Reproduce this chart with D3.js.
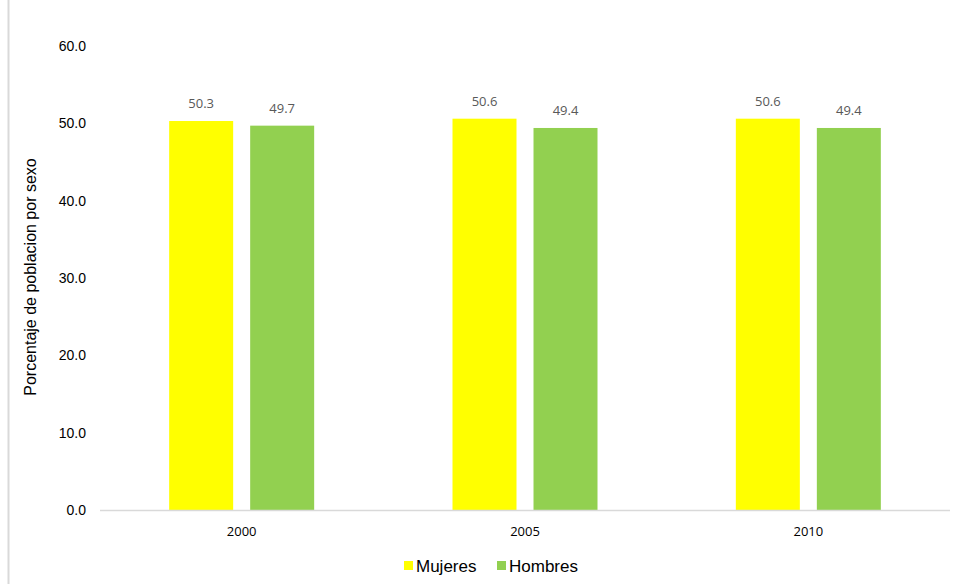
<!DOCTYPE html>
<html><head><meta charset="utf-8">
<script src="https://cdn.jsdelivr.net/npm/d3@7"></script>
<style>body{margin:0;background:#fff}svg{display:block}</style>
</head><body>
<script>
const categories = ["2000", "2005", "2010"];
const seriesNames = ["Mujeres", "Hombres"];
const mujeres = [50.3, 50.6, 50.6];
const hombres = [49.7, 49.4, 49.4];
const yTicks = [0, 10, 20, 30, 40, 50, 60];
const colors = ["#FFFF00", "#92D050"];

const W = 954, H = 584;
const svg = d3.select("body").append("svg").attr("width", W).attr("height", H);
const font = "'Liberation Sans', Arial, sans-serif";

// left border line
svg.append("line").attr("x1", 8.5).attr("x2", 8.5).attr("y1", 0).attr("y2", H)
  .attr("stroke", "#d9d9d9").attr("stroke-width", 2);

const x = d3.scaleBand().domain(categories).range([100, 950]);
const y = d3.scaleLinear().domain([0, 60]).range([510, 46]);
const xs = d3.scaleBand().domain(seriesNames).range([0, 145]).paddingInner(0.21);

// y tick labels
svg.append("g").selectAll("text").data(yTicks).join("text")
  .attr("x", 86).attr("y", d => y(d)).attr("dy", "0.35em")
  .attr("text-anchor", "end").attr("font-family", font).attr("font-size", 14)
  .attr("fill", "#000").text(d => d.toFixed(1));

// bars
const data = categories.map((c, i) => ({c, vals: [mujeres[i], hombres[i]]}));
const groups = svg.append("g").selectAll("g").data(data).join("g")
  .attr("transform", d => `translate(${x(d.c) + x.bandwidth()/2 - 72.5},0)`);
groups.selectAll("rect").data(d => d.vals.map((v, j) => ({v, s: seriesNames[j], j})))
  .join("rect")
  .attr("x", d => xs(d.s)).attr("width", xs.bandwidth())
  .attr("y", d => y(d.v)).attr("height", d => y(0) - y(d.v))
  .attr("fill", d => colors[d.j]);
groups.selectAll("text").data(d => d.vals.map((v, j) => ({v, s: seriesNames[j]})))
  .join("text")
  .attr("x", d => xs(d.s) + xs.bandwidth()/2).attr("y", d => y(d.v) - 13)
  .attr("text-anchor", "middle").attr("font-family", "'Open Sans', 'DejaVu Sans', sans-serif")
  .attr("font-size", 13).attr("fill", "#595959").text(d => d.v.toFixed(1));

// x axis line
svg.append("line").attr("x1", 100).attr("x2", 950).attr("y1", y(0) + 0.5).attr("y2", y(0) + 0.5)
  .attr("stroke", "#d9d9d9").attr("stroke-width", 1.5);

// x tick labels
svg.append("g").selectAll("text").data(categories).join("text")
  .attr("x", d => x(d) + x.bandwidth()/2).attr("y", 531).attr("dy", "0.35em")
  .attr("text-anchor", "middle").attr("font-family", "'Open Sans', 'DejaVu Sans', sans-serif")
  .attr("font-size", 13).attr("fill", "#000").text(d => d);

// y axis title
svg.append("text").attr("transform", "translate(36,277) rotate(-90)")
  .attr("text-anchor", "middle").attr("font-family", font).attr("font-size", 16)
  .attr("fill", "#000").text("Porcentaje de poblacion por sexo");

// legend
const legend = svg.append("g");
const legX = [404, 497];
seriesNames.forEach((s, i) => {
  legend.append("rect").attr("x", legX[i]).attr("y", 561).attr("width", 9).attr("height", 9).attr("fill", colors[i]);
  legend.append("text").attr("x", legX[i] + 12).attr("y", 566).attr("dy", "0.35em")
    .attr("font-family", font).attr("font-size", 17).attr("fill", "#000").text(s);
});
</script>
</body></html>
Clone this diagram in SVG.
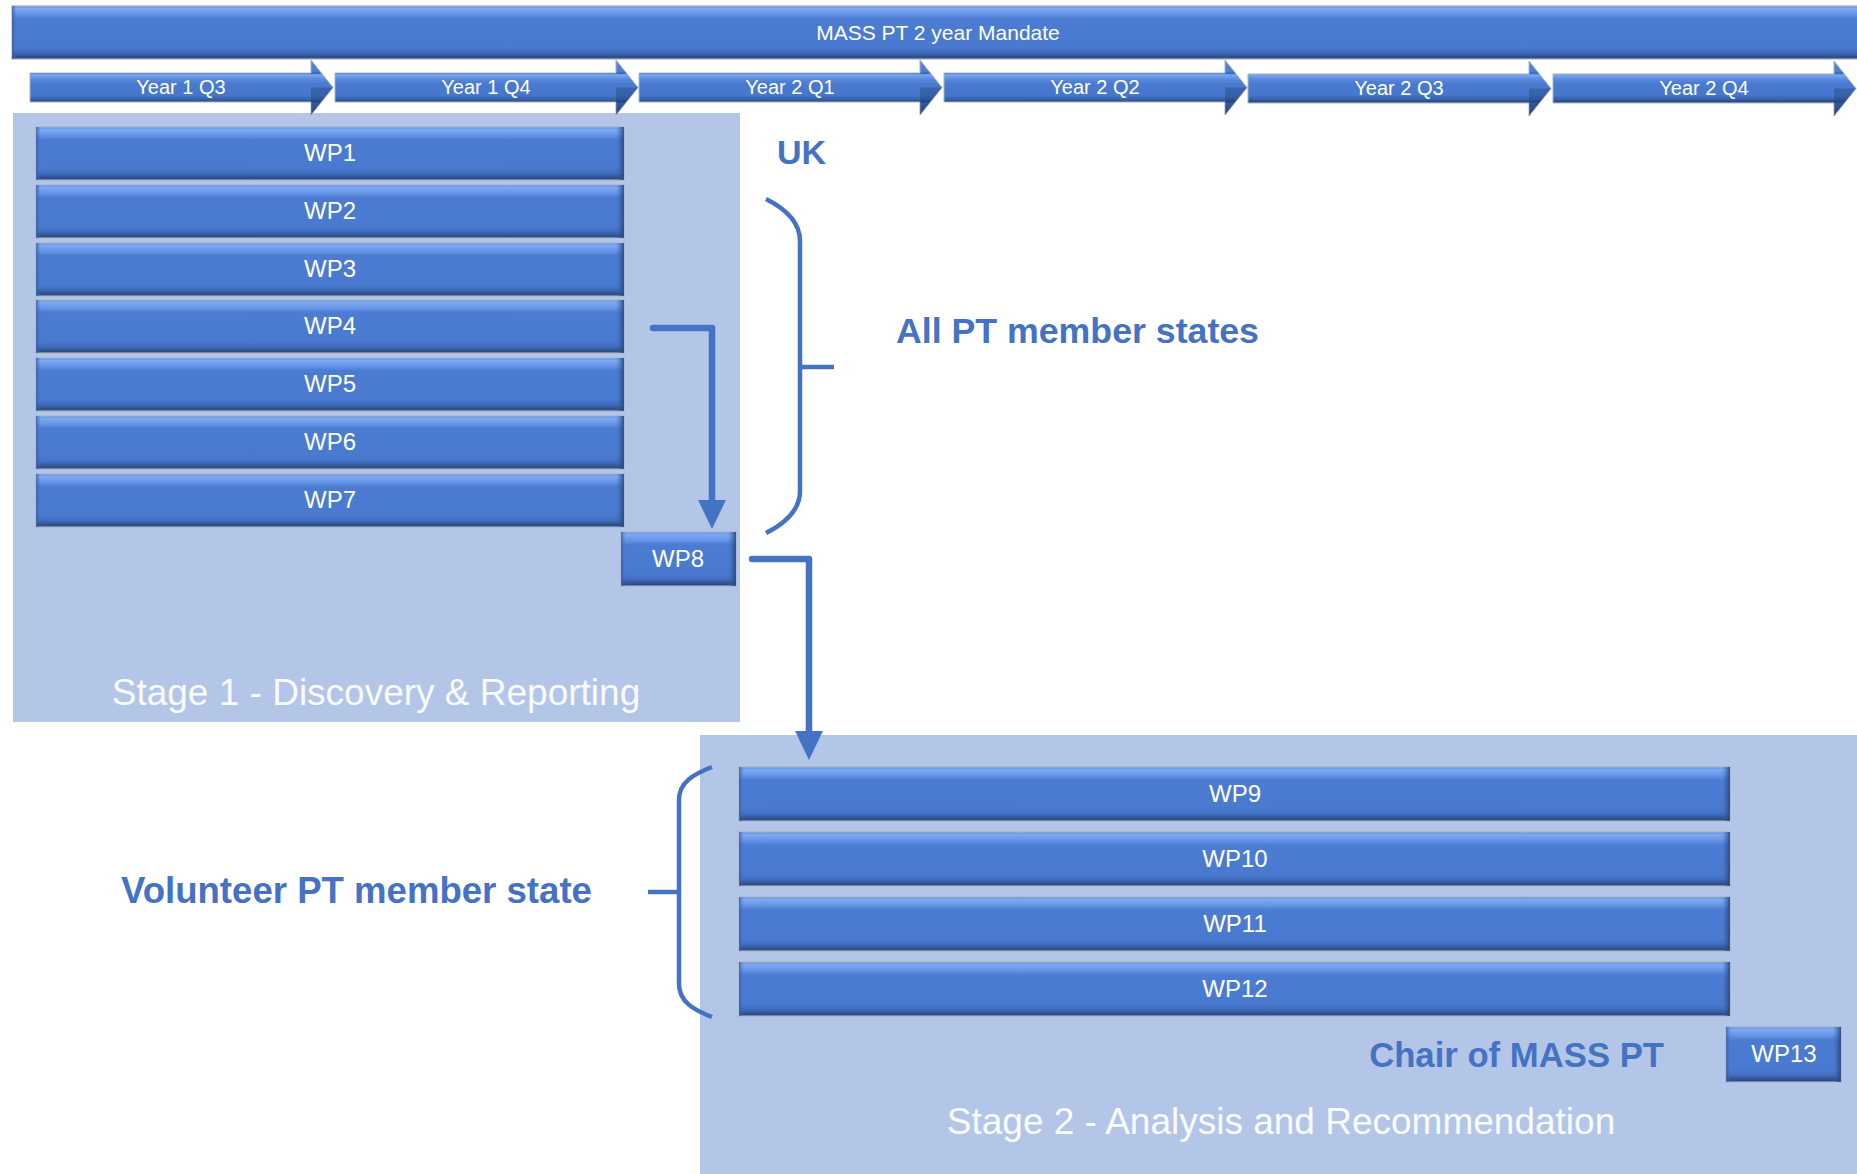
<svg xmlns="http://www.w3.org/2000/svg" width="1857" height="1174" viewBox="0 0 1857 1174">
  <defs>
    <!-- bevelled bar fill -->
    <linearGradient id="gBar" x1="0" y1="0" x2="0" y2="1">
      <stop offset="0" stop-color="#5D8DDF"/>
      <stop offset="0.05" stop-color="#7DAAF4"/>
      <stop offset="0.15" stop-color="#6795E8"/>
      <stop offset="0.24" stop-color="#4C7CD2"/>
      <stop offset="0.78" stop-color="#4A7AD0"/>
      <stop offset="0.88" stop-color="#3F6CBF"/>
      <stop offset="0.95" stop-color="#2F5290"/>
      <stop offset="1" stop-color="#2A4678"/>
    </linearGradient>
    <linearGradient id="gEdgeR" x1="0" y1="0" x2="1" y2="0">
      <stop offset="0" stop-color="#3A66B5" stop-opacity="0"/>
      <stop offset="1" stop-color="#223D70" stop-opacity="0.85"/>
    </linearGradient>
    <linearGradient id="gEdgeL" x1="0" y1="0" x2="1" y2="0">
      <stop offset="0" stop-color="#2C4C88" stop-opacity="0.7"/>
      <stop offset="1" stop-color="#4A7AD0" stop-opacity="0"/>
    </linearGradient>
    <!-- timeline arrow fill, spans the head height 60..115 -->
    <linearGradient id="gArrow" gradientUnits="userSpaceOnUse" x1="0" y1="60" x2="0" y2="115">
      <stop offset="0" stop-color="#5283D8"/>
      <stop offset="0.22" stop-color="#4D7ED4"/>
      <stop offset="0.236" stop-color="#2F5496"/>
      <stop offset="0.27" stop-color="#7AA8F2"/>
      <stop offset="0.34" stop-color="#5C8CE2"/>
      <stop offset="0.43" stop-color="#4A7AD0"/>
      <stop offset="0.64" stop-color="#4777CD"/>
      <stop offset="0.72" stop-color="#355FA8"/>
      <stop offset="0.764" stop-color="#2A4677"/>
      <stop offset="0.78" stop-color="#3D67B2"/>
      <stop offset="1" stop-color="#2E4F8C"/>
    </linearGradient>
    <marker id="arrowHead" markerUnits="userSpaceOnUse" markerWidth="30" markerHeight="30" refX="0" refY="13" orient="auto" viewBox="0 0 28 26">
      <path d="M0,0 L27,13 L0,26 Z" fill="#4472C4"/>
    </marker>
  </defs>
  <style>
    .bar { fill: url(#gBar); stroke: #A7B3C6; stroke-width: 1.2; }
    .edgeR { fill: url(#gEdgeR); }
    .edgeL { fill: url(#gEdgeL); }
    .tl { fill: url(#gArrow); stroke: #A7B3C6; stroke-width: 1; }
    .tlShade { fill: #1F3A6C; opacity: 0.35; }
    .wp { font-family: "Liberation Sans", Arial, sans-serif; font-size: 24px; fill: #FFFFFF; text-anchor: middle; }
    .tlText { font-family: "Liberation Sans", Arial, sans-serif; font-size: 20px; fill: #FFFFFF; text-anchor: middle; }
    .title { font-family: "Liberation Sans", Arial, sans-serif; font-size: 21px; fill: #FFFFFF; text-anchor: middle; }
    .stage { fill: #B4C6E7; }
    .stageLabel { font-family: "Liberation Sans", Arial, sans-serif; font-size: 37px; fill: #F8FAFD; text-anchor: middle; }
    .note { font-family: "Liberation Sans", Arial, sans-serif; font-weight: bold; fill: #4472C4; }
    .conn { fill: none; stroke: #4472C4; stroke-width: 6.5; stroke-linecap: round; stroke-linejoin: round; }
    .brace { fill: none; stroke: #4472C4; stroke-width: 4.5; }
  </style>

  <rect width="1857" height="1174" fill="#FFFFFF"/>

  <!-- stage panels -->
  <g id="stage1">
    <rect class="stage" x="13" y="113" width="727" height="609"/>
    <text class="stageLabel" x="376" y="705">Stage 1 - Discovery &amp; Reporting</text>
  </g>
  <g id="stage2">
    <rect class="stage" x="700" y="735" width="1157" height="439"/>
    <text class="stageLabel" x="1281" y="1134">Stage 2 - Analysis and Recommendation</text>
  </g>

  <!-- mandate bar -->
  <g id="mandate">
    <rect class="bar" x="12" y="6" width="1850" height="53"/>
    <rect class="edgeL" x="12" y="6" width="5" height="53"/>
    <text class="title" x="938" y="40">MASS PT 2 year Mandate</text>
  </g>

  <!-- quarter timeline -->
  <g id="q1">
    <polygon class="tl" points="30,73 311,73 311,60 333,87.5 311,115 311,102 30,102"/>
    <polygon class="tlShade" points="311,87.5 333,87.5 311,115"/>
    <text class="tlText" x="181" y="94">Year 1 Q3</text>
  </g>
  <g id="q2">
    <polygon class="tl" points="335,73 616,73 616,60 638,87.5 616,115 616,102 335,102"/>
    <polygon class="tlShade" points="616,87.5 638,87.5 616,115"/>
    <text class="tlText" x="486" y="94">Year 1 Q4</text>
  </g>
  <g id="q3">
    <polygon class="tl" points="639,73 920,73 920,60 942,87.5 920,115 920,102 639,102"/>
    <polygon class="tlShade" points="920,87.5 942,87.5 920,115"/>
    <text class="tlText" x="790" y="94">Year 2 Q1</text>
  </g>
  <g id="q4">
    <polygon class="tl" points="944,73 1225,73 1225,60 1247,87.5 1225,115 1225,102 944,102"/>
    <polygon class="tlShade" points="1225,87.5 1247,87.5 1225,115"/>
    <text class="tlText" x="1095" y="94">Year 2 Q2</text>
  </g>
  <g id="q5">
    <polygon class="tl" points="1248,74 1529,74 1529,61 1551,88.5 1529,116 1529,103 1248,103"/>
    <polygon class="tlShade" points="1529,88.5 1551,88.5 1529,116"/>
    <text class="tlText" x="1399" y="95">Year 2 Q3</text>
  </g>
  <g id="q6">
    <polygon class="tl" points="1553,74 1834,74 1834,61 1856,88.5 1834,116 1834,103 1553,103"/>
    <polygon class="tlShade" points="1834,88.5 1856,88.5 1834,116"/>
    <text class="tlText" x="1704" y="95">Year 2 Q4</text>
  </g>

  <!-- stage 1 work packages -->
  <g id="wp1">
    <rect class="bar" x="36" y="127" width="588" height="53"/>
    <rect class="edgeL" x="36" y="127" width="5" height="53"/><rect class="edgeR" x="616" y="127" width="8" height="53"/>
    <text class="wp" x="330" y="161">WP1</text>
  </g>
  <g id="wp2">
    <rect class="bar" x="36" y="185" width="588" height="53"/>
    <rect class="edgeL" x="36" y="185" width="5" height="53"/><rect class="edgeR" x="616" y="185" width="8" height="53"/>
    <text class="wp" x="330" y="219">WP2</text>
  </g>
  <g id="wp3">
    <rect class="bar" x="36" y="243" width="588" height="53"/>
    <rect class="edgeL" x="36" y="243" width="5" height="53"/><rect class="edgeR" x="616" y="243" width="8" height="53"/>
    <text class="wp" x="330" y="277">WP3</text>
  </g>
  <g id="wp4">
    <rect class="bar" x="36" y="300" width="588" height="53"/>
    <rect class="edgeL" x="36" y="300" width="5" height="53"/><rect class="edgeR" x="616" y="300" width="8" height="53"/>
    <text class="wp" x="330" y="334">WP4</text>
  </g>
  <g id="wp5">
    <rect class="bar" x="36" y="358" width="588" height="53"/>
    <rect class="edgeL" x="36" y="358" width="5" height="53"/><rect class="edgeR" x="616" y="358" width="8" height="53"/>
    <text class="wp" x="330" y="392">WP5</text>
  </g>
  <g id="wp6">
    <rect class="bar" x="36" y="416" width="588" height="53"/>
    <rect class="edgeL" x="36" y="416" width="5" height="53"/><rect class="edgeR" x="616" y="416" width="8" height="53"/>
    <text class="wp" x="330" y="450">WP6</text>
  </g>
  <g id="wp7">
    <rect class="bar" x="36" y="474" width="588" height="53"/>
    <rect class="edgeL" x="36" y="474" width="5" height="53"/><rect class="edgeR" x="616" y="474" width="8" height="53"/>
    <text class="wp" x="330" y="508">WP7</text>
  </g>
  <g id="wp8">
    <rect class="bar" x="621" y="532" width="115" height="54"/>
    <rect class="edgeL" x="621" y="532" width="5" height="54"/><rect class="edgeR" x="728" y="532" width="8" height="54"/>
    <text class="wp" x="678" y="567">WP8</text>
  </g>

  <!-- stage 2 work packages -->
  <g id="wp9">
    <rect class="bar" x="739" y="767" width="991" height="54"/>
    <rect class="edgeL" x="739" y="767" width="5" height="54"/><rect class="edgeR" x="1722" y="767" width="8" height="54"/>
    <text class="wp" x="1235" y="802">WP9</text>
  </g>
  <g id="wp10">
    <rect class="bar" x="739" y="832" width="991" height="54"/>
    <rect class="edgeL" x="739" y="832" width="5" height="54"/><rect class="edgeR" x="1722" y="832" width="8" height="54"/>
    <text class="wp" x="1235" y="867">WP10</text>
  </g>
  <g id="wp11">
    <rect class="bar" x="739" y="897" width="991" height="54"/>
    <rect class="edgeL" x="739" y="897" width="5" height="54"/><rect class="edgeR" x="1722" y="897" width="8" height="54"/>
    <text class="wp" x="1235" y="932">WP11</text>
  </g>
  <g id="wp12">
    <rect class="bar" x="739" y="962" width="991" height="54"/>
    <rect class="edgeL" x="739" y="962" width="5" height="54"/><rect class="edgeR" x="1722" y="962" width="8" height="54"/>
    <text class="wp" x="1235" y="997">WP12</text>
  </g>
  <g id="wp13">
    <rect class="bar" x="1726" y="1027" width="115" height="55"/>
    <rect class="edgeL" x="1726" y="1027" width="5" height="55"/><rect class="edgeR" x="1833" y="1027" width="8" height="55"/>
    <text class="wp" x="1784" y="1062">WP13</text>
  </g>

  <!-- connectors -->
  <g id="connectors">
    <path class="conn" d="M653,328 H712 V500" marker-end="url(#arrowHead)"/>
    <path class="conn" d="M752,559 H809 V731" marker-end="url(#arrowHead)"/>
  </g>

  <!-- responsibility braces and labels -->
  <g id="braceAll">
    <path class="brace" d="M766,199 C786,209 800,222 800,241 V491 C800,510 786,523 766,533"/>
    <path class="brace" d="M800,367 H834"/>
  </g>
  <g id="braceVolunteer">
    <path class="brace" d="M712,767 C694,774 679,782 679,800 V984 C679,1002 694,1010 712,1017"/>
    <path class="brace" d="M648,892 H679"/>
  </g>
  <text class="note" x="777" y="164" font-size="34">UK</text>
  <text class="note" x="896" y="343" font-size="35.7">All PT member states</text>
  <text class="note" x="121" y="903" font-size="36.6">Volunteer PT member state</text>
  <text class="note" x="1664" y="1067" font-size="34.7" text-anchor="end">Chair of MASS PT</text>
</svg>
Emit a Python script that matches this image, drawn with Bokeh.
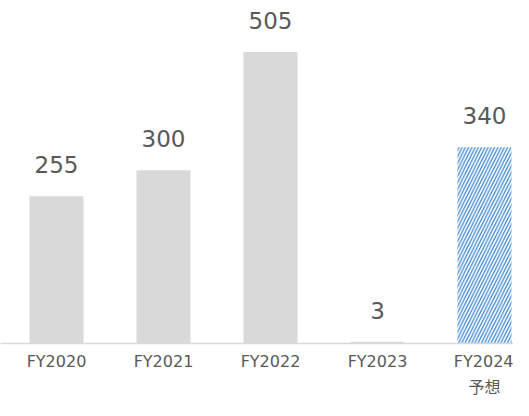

**WHAT IS NEEDED:**
Isolate each line of the listing above that includes "with". Copy it.

**SOLUTION TO THIS TASK:**
Reproduce this chart with D3.js.
Emit a Python script that matches this image, drawn with Bokeh.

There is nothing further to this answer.